In Berlin, it's hip to be square

Nerdnite is the latest addition to cool Berlin's social calendar. Deutsche Welle's Jane Paulick got her geek chic on and had a look.

Scene in Berlin

Weird sights are nothing unusual within Berlin's nightlife, but the scene I witnessed at the FC Magnet Club in the Mitte district last week was weird in a very novel kind of way.

In a neighborhood that's widely known as party central, well over a hundred people had gathered to listen to self-proclaimed nerds hold forth on subjects close to their heart. The event was Berlin's third ever 'nerdnite,' and the evening's topics included laser technology, geometry in Islamic art and Buffy the Vampire Slayer.

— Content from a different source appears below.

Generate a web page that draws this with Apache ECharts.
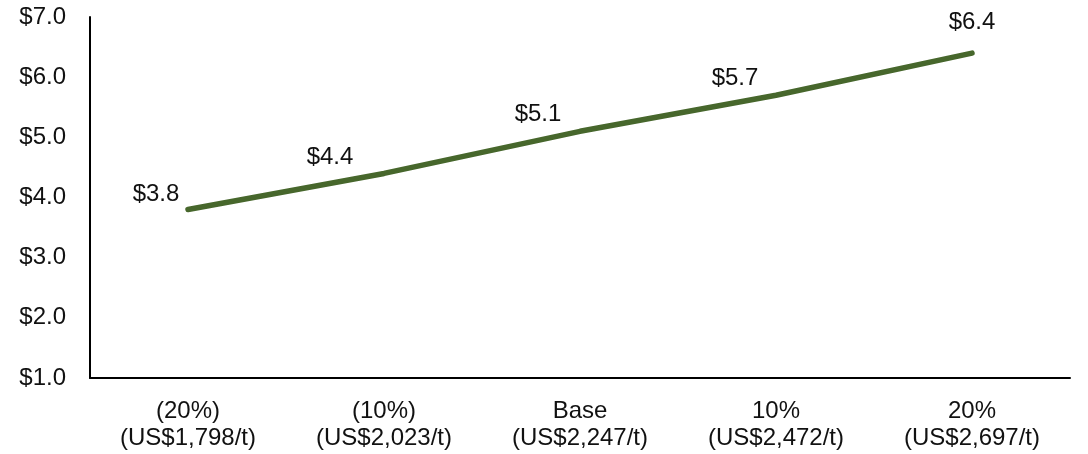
<!DOCTYPE html>
<html>
<head>
<meta charset="utf-8">
<script src="https://cdn.jsdelivr.net/npm/echarts@6/dist/echarts.min.js"></script>
<style>
  html, body { margin: 0; padding: 0; background: #fff; }
  #chart { width: 1088px; height: 454px; }
</style>
</head>
<body>
<div id="chart"></div>
<script>
// Price scenarios along the x axis
const categories = [
  '(20%)\n(US$1,798/t)',
  '(10%)\n(US$2,023/t)',
  'Base\n(US$2,247/t)',
  '10%\n(US$2,472/t)',
  '20%\n(US$2,697/t)'
];
// Value for each scenario (US$)
const values = [3.8, 4.4, 5.1, 5.7, 6.4];
// Value-axis range and step
const yMin = 1;
const yMax = 7;
const yStep = 1;

// Label placement per point
const labelOffsets = [[-32, 2], [-54, 1], [-42, 1], [-41, 1], [0, -13]];

const font = '"Liberation Sans", Arial, Helvetica, sans-serif';
const chart = echarts.init(document.getElementById('chart'), null, { renderer: 'canvas' });

chart.setOption({
  animation: false,
  backgroundColor: '#ffffff',
  grid: { left: 90, right: 18, top: 17, bottom: 76, containLabel: false },
  xAxis: {
    type: 'category',
    data: categories,
    boundaryGap: true,
    axisLine: { show: true, lineStyle: { color: '#000', width: 2 } },
    axisTick: { show: false },
    axisLabel: {
      color: '#111', fontFamily: font, fontSize: 24, lineHeight: 27,
      margin: 20, interval: 0
    },
    splitLine: { show: false }
  },
  yAxis: {
    type: 'value',
    min: yMin,
    max: yMax,
    interval: yStep,
    axisLine: { show: true, lineStyle: { color: '#000', width: 2 } },
    axisTick: { show: false },
    splitLine: { show: false },
    axisLabel: {
      color: '#111', fontFamily: font, fontSize: 24, margin: 24,
      formatter: v => '$' + v.toFixed(1)
    }
  },
  series: [{
    type: 'line',
    data: values.map((v, i) => ({
      value: v,
      label: { offset: labelOffsets[i] }
    })),
    showSymbol: true,
    symbol: 'circle',
    symbolSize: 1,
    itemStyle: { color: 'rgba(0,0,0,0)' },
    lineStyle: { color: '#47672c', width: 5.5, cap: 'round' },
    label: {
      show: true,
      position: 'top',
      distance: 5,
      color: '#111',
      fontFamily: font,
      fontSize: 24,
      formatter: p => '$' + p.value.toFixed(1)
    }
  }]
});
</script>
</body>
</html>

According to Urban Dictionary, a 'nerd' is "an individual who does not conform to society's belief that all people should follow trends and do what their peers do. [They are] often highly intelligent but socially rejected because of their obsession with a given subject."

Celebrating dorkdom

It's a description that many in Berlin must identify with, because the club was packed to the rafters. Nerdy is obviously the new sexy, even if the subheading on nerdnite's website is "be here and be square."

But as far as I could tell, the audience was made up neither of squares nor social rejects. Give or take a few pairs of heavy-framed spectacles, they were the same people usually sighted propping up bars and burning up dance floors at clubs with strict door policies. So what on earth were they doing listening to Barbara - known to her friends as 'laser Babs' - waxing lyrical on the awesomeness of laws of physics?

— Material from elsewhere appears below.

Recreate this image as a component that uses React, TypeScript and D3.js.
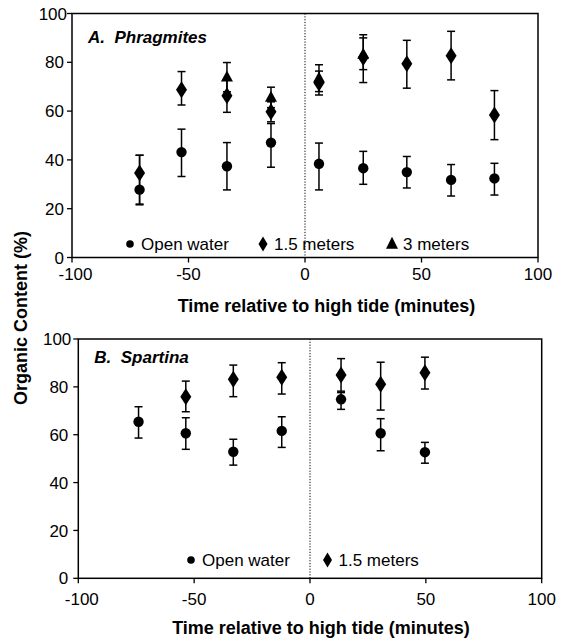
import React from "react";
import * as d3 from "d3";

// ---------- Panel A: Phragmites ----------
const aOpenX = [-71, -53, -33.5, -14.6, 6, 25, 43.7, 62.7, 81.3];
const aOpenY = [27.8, 43.2, 37.4, 47.1, 38.4, 36.6, 35.0, 31.8, 32.4];
const aOpenLo = [21.6, 33.2, 27.7, 37.0, 27.7, 30.0, 28.5, 25.2, 25.6];
const aOpenHi = [41.9, 52.6, 47.1, 54.9, 46.9, 43.5, 41.4, 38.1, 38.6];

const aMid1X = [-71, -53, -33.5, -14.6, 6, 25, 43.7, 62.7, 81.3];
const aMid1Y = [34.6, 68.7, 66.3, 59.7, 71.5, 82.0, 79.4, 82.7, 58.4];
const aMid1Lo = [21.9, 62.5, 59.5, 55.6, 66.6, 71.7, 69.4, 72.8, 48.3];
const aMid1Hi = [41.9, 76.2, 73.1, 63.8, 76.4, 91.3, 89.0, 92.7, 68.4];

const aFar3X = [-33.5, -14.6, 6, 25];
const aFar3Y = [73.9, 65.6, 73.5, 83.3];
const aFar3Lo = [67.9, 61.4, 68.0, 77.0];
const aFar3Hi = [79.9, 69.8, 79.0, 90.0];

// ---------- Panel B: Spartina ----------
const bOpenX = [-74, -53.6, -33.1, -12.2, 13.4, 30.5, 49.6];
const bOpenY = [65.4, 60.6, 52.9, 61.6, 74.8, 60.6, 52.7];
const bOpenLo = [58.6, 53.9, 47.3, 54.7, 70.6, 53.3, 48.1];
const bOpenHi = [71.7, 67.1, 58.1, 67.5, 77.6, 66.7, 56.8];

const bMid1X = [-53.6, -33.1, -12.2, 13.4, 30.5, 49.6];
const bMid1Y = [75.9, 83.2, 84.0, 85.0, 81.1, 85.9];
const bMid1Lo = [69.6, 75.9, 77.0, 78.2, 70.3, 79.1];
const bMid1Hi = [82.4, 89.1, 90.1, 91.8, 90.3, 92.4];

const xTicks = [-100, -50, 0, 50, 100];
const yTicks = [0, 20, 40, 60, 80, 100];

const FONT = "'Liberation Sans', Arial, Helvetica, sans-serif";

type Series = { shape: "circle" | "diamond" | "triangle"; x: number[]; y: number[]; lo: number[]; hi: number[] };

function markerPath(shape: string, size: "big" | "small"): string | null {
  if (shape === "diamond") {
    const w = size === "big" ? 5.5 : 4.5;
    const h = size === "big" ? 8.5 : 7.5;
    return `M0,${-h}L${w},0L0,${h}L${-w},0Z`;
  }
  if (shape === "triangle") {
    const w = 6;
    const h = size === "big" ? 11 : 12;
    return `M0,${-h * 0.6}L${w},${h * 0.4}L${-w},${h * 0.4}Z`;
  }
  return null;
}

function Marker({ shape, x, y, size }: { shape: string; x: number; y: number; size: "big" | "small" }) {
  if (shape === "circle") return <circle cx={x} cy={y} r={size === "big" ? 5.2 : 3.8} fill="#000" />;
  return <path d={markerPath(shape, size) as string} transform={`translate(${x},${y})`} fill="#000" />;
}

type PanelProps = {
  left: number; right: number; top: number; bottom: number;
  letter: string; name: string; titleY: number;
  series: Series[];
  legend: { shape: string; label: string; x: number }[];
  legendY: number;
  xTickLabelDy: number;
  yLabelGap: number;
  xLabelX: number; xLabelY: number;
};

function Panel(p: PanelProps) {
  const x = d3.scaleLinear().domain([-100, 100]).range([p.left, p.right]);
  const y = d3.scaleLinear().domain([0, 100]).range([p.bottom, p.top]);
  const cap = 4;
  return (
    <g>
      {/* zero line */}
      <line x1={x(0)} x2={x(0)} y1={p.top} y2={p.bottom} stroke="#000" strokeWidth={1} strokeDasharray="1.2,1.6" />
      {/* frame */}
      <rect x={p.left} y={p.top} width={p.right - p.left} height={p.bottom - p.top} fill="none" stroke="#000" strokeWidth={1.5} />
      {/* y ticks */}
      {yTicks.map((t) => (
        <g key={"y" + t}>
          <line x1={p.left - 5} x2={p.left} y1={y(t)} y2={y(t)} stroke="#000" strokeWidth={1.3} />
          <text x={p.left - (t === 100 ? p.yLabelGap - 3 : p.yLabelGap)} y={y(t)} dy="0.36em" textAnchor="end" fontSize={17} fontFamily={FONT}>{t}</text>
        </g>
      ))}
      {/* x ticks */}
      {xTicks.map((t) => (
        <g key={"x" + t}>
          <line x1={x(t)} x2={x(t)} y1={p.bottom} y2={p.bottom + 5} stroke="#000" strokeWidth={1.3} />
          <text x={x(t) + (t === -100 ? 3.5 : 0)} y={p.bottom + p.xTickLabelDy} textAnchor="middle" fontSize={17} fontFamily={FONT}>{t}</text>
        </g>
      ))}
      {/* title */}
      <text x={p.left + 16} y={p.titleY} fontSize={17} fontWeight="bold" fontStyle="italic" fontFamily={FONT} xmlSpace="preserve">
        {p.letter + "  " + p.name}
      </text>
      {/* error bars */}
      {p.series.map((s, si) => (
        <g key={"s" + si}>
          {s.x.map((xv, i) => (
            <g key={i}>
              <line x1={x(xv)} x2={x(xv)} y1={y(s.lo[i])} y2={y(s.hi[i])} stroke="#000" strokeWidth={1.5} />
              <line x1={x(xv) - cap} x2={x(xv) + cap} y1={y(s.lo[i])} y2={y(s.lo[i])} stroke="#000" strokeWidth={1.5} />
              <line x1={x(xv) - cap} x2={x(xv) + cap} y1={y(s.hi[i])} y2={y(s.hi[i])} stroke="#000" strokeWidth={1.5} />
            </g>
          ))}
        </g>
      ))}
      {/* markers */}
      {p.series.map((s, si) => (
        <g key={"m" + si}>
          {s.x.map((xv, i) => (
            <Marker key={i} shape={s.shape} x={x(xv)} y={y(s.y[i])} size="big" />
          ))}
        </g>
      ))}
      {/* legend */}
      {p.legend.map((l, i) => (
        <g key={"l" + i}>
          <Marker shape={l.shape} x={l.x} y={p.legendY - 6} size="small" />
          <text x={l.x + 11} y={p.legendY} fontSize={17} fontFamily={FONT}>{l.label}</text>
        </g>
      ))}
      {/* x label */}
      <text x={p.xLabelX} y={p.xLabelY} textAnchor="middle" fontSize={18} fontWeight="bold" fontFamily={FONT}>
        Time relative to high tide (minutes)
      </text>
    </g>
  );
}

export default function App() {
  const seriesA: Series[] = [
    { shape: "circle", x: aOpenX, y: aOpenY, lo: aOpenLo, hi: aOpenHi },
    { shape: "triangle", x: aFar3X, y: aFar3Y, lo: aFar3Lo, hi: aFar3Hi },
    { shape: "diamond", x: aMid1X, y: aMid1Y, lo: aMid1Lo, hi: aMid1Hi },
  ];
  const seriesB: Series[] = [
    { shape: "circle", x: bOpenX, y: bOpenY, lo: bOpenLo, hi: bOpenHi },
    { shape: "diamond", x: bMid1X, y: bMid1Y, lo: bMid1Lo, hi: bMid1Hi },
  ];
  return (
    <svg width={561} height={641} style={{ position: "absolute", left: 0, top: 0, background: "#fff" }}>
      <rect width={561} height={641} fill="#fff" />
      <Panel
        left={72} right={538} top={13.5} bottom={257.5}
        letter="A." name="Phragmites" titleY={43}
        series={seriesA}
        legend={[
          { shape: "circle", label: "Open water", x: 130 },
          { shape: "diamond", label: "1.5 meters", x: 263 },
          { shape: "triangle", label: "3 meters", x: 392 },
        ]}
        legendY={250}
        xTickLabelDy={22}
        yLabelGap={8}
        xLabelX={326.5} xLabelY={312}
      />
      <Panel
        left={78.3} right={541.7} top={339} bottom={578.3}
        letter="B." name="Spartina" titleY={362.5}
        series={seriesB}
        legend={[
          { shape: "circle", label: "Open water", x: 191 },
          { shape: "diamond", label: "1.5 meters", x: 327.5 },
        ]}
        legendY={566}
        xTickLabelDy={26.5}
        yLabelGap={10}
        xLabelX={321} xLabelY={634}
      />
      <text
        transform="translate(27,318) rotate(-90)"
        textAnchor="middle" fontSize={18} fontWeight="bold" fontFamily={FONT}
      >
        Organic Content (%)
      </text>
    </svg>
  );
}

"I think people come to nerdnite for fun, beer and some edutainment as well," said co-organizer Jan Renz. "It's a mixture of assembling interesting facts about random topics and realizing that other people have nerdy interests as well, from the professor to the laser engineer, from the beer-loving dude to the housewife next door."

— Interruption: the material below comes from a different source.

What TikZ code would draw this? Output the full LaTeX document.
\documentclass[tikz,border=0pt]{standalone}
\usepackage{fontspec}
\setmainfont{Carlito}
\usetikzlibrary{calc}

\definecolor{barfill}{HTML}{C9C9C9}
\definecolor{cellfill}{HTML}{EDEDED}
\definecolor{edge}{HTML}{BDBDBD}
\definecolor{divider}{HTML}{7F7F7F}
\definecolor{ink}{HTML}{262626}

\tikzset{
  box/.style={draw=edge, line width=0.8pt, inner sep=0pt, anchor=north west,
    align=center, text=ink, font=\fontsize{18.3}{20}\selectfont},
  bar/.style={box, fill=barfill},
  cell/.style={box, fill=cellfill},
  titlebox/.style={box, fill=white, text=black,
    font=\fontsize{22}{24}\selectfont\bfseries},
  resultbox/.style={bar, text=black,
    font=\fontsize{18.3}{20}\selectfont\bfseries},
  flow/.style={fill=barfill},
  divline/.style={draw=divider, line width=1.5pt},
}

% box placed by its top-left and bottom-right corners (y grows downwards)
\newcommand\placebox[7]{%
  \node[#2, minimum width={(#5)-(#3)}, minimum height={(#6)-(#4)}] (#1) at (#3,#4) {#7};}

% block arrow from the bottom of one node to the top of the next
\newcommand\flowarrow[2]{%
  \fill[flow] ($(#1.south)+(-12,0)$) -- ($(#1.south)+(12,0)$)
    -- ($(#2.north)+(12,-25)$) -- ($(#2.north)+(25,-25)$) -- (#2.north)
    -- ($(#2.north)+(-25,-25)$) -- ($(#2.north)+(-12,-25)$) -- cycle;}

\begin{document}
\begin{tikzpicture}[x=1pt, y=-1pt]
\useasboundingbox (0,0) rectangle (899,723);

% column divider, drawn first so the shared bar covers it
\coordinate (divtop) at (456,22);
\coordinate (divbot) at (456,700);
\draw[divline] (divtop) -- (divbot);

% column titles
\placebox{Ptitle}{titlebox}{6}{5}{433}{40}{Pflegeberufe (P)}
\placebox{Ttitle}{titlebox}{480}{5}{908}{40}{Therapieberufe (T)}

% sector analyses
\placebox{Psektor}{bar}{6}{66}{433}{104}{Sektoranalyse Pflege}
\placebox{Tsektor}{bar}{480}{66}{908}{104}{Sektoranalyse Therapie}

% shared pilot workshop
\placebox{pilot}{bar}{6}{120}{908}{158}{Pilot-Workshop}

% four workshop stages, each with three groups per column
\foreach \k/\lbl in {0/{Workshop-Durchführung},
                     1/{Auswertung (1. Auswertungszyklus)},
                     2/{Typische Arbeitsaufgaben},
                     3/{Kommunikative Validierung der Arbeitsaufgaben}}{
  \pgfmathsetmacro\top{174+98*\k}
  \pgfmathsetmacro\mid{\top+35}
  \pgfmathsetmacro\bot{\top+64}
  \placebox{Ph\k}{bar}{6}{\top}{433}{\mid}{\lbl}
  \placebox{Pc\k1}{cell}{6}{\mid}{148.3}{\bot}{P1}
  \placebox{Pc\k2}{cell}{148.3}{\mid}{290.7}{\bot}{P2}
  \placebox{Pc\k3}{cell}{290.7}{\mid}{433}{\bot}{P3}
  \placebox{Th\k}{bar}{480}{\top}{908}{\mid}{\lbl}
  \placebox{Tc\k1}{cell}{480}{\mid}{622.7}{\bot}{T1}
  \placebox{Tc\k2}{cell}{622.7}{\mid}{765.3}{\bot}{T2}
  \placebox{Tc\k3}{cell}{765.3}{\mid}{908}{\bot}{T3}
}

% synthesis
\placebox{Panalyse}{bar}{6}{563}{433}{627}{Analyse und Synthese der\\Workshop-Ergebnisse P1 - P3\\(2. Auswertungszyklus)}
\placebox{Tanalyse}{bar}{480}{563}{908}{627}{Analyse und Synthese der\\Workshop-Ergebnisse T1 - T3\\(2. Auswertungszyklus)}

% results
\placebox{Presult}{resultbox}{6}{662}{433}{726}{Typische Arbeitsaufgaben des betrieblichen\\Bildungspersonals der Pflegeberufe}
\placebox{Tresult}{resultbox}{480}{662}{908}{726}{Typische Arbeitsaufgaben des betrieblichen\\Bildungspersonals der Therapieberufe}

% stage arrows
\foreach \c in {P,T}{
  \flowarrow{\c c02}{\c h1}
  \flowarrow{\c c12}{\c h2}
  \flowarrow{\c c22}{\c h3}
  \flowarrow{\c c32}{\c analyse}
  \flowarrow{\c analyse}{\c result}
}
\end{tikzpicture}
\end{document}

Are lectures the new concerts?

It's not the only event of its kind in the capital these days. A concept first dreamt up in Japan, Pecha Kucha nights have recently become a regular fixture at the Festsaal Kreuzberg club, and involve someone talking along to 20 images, for 20 seconds each, about a subject of their choice.

Then there are the Berlin Bunny Lectures, organized by Supatopcheckerbunny at the nbi club in Prenzlauer Berg, which feature invited experts discussing topics as diverse as nutrition, monarchy, outer space and reality versus illusion. Meanwhile, hip venues including the Edelweiss and the Lido have started hosting Science Slams, which see boffins vye for audience favor with arcane theories and facts.

Laser Babs, however, prefers the more relaxed vibe at nerdnite.

"What I like is that there's no competitive aspect to it," she said. "That's why it's so popular ... nerds can let off steam without any pressure - and get free beer into the bargain, and the audience can chill out over a drink and marvel at how obsessive people can get about obscure stuff. And everyone gets to feel part of something that's kind of zeitgeisty."

Back of the class

Speaking for myself, it takes a bit more than this to get me out on a chilly Thursday evening. The nerds' enthusiasm for their subjects is endearing, and the audience appears genuinely enthralled. In this age of disposable, dumbed-down entertainment, it's reassuring to think that people are still fascinated by difficult topics - especially in Berlin, where there's no shortage of cheap thrills.

But I find my gaze drifting repeatedly towards the episode of "The Forgotten" that's showing on the TV above the bar with the sound turned off. Doesn't Christian Slater look old, I muse. I force myself to concentrate on the PowerPoint lecture, but it's no good. My inner egghead hasn't been awoken. It's definitely still slumbering, and after a few hours of nerdnite, so am I.